To experiment, I tried to print the guess variable two times.


  use std::io;

  fn main() {
      println!("Guess the number!");

      println!("Please input your guess.");

      let mut guess = String::new();

      io::stdin()
          .read_line(&mut guess)
          .expect("Failed to read line");

      println!("You guessed: {} {}", guess, guess);
  }

Coming from Python, I was confused when the above code printed the second variable on a new line.


  Guess the number!
  Please input your guess.
  1
  You guessed: 1
  1

Later I found out that this was happening because read_line() adds a \n to the input when you press Enter, which can be removed with a guess.trim(). It also removes whitespaces. A thing that still has me confused (from later in the tutorial) is the use of rand::thread_rng() instead of Rng::thread_rng(), like we did with io::stdin() above.


  use rand::Rng;
  let secret_number = rand::thread_rng().gen_range(1, 101);

  //

  use std::io;
  io::stdin()
      .read_line(&mut guess)
      .expect("Failed to read line");

Somewhere in there, I also made Ferris panic with rand::thread_rng().gen_range(1, -101);!


  $ cargo run
  thread 'main' panicked at 'Uniform::sample_single called with low >= high', /home/vinayak/.rustup/toolchains/stable-x86_64-unknown-linux-gnu/lib/rustlib/src/rust/src/libstd/ macros.rs:13:23
  note: run with `RUST_BACKTRACE=1` environment variable to display a backtrace

And finally I learned about match! (I'd never used something like this in Python, but looks like I'll soon be able to) A match expression consists of arms. An arm consists of a pattern with the code that should be run if the value given to the match expression matches the arm.

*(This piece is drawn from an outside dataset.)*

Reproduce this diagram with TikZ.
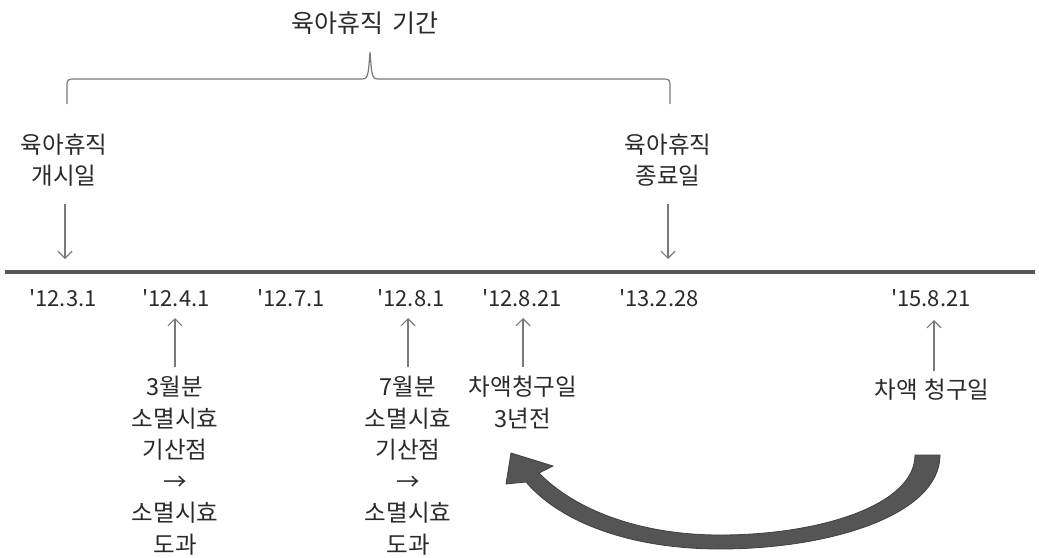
\documentclass[tikz,border=0pt]{standalone}
\usepackage{fontspec}
\setmainfont{Noto Sans CJK KR}
\newfontfamily\datefont{Noto Sans CJK KR}
\usetikzlibrary{arrows.meta}
\definecolor{txt}{HTML}{2A2A2A}
\definecolor{ln}{HTML}{7A7A7A}
\definecolor{axis}{HTML}{555555}
\definecolor{bigarr}{HTML}{555555}
\begin{document}
\begin{tikzpicture}[x=1pt,y=-1pt,
  lbl/.style={text=txt,font=\fontsize{23.5}{31.5}\selectfont,align=center,inner sep=0pt},
  datelbl/.style={text=txt,font=\datefont\fontsize{22}{26}\selectfont,inner sep=0pt},
  ptr/.style={draw=ln,line width=1.2pt,-{Straight Barb[length=7pt,width=14pt,line width=1.2pt]}}]
\useasboundingbox (0,0) rectangle (1039,557);
\fill[white] (0,0) rectangle (1039,557);

% title and brace
\node[lbl,font=\fontsize{25}{31.5}\selectfont] (title) at (365,23) {육아휴직\hspace{0.4em}기간};
\draw[ln,line width=1.2pt] (67,104) -- (67,88) .. controls (67,79) .. (76,79) -- (360,79)
  .. controls (368,79) .. (370,52) .. controls (372,79) .. (380,79) -- (661,79)
  .. controls (670,79) .. (670,88) -- (670,104);

% top labels
\node[lbl] (start) at (64,160) {육아휴직\\개시일};
\node[lbl] (end) at (668,160) {육아휴직\\종료일};
\coordinate (s1) at (65,204); \coordinate (s2) at (65,259);
\coordinate (e1) at (668,204); \coordinate (e2) at (668,259);
\draw[ptr] (s1) -- (s2);
\draw[ptr] (e1) -- (e2);

% timeline
\coordinate (axL) at (5,272); \coordinate (axR) at (1035,272);
\draw[axis,line width=3.8pt] (axL) -- (axR);

% dates
\node[datelbl] (d1) at (63,298) {'12.3.1};
\node[datelbl] (d2) at (176,298) {'12.4.1};
\node[datelbl] (d3) at (291,298) {'12.7.1};
\node[datelbl] (d4) at (411,298) {'12.8.1};
\node[datelbl] (d5) at (522,298) {'12.8.21};
\node[datelbl] (d6) at (659,298) {'13.2.28};
\node[datelbl] (d7) at (931,298) {'15.8.21};

% bottom labels
\node[lbl,anchor=north] (l2) at (175,376) {3월분\\소멸시효\\기산점\\→\\소멸시효\\도과};
\node[lbl,anchor=north] (l4) at (408,376) {7월분\\소멸시효\\기산점\\→\\소멸시효\\도과};
\node[lbl,anchor=north] (l5) at (523,376) {차액청구일\\3년전};
\node[lbl,anchor=north] (l7) at (932,379) {차액\hspace{0.3em}청구일};

\coordinate (a2) at (175,367); \coordinate (b2) at (175,318);
\coordinate (a4) at (408,367); \coordinate (b4) at (408,318);
\coordinate (a5) at (523,367); \coordinate (b5) at (523,318);
\coordinate (a7) at (934,371); \coordinate (b7) at (934,320);
\draw[ptr] (a2) -- (b2);
\draw[ptr] (a4) -- (b4);
\draw[ptr] (a5) -- (b5);
\draw[ptr] (a7) -- (b7);

% big curved arrow
\fill[bigarr,draw=black!75,line width=0.8pt]
  (940,455) .. controls (940,515) and (830,549) .. (720,549)
  .. controls (630,549) and (560,522) .. (526,482)
  -- (506,484) -- (511,453) -- (553,466) -- (539,473)
  .. controls (575,510) and (640,535) .. (720,535)
  .. controls (820,535) and (915,505) .. (915,455) -- cycle;
\end{tikzpicture}
\end{document}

  match guess.cmp(&secret_number) {
      Ordering::Less => println!("Too small!"),
      Ordering::Greater => println!("Too big!"),
      Ordering::Equal => {
          println!("You win!");
          break;
      }
  }

Here Ordering is another enum like Result, its variants being Less, Greater, and Equal. A match expression can also be used for error handling, which is pretty neat!


  let guess: u32 = match guess.trim().parse() {
      Ok(num) => num,
      Err(_) => continue,
  };

If parse() is able to convert the string into a number, the Result will be an Ok variant, which will match the first arm and return the num value that parse() returned. And if parse() fails, it will return an Err variant, which will match the second arm. The underscore is a catchall value to ignore all errors that parse() might encounter!

I missed the Python interpreter and using the dir() function throughout all of this, but the experience with Rust has been great so far!